Most machine builders and controls folks would relate encoder to motion, but how do encoders really work? How an encoder works depends on the type of technology used. For instance, encoders may be mechanical, magnetic, resistive or optical. Optical is most common in today’s world. A light-emitting diode (LED) is used to emit a light beam, and, when the shaft rotates, the light shines through a line on the disc, and a pulse is created. When the light is on, the binary response is one. When the light is off, the binary response is zero. Mechanically, the disk that the light looks through may be modified for the resolution needed.
As an example, let’s look at digital logic. For digital logic, picture a 4 to 2 conversion (Table 1).
In the box representation, this would be OR gates with the logic of:
If Y1 or Y0 then A0 =1
If Y2 or Y3 then A1 = 1.
This can be expanded to represent however many inputs (Figure 1). Here, we just want to show how four inputs can be encoded to represent two outputs. This is the same idea used with an encoder.
These examples are simple, but encoders are the backbone to actuation and precision movement (Figure 2). For instance, robotic encoders may have precision to the point of arcseconds, or, for example, a fraction of a degree such as 0.18 degrees.

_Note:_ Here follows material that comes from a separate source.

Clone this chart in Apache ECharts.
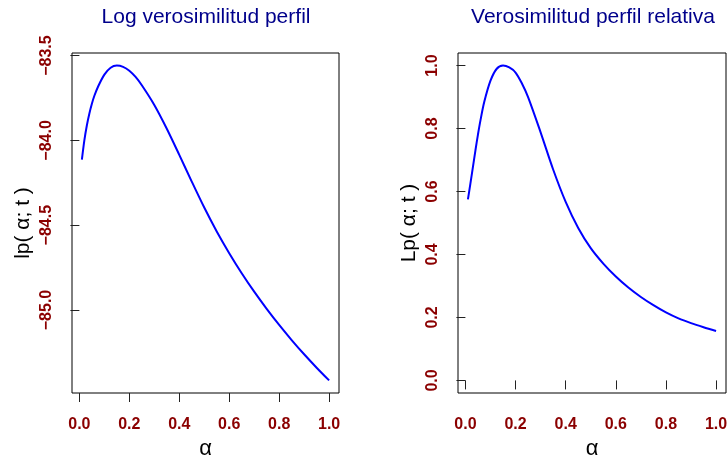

Encoders defined and their role in automation
Encoders have been under development since the 1960s and are continually being updated based on electronics advances and societal needs. Robots or computer numerical control (CNC) would not be possible without encoders.
The purpose of this explanation is to define an encoder and show the transition of the mechanical response to the electrical response. Also, the pattern can be whatever is called for.
For instance, absolute encoders use a code disc that allows markers to track a unique binary code for each position. Many people think this means you do not have to “home” an absolute encoder. Initial configuration still requires zeroing and creating a reference for a start position so that the absolute encoder may store the expected reference for future power-offs.
In short, if the controls engineer recognizes that a physical pulse can be converted to a binary pattern and then referenced in a real-time program with units, then they are on their way to understanding encoders.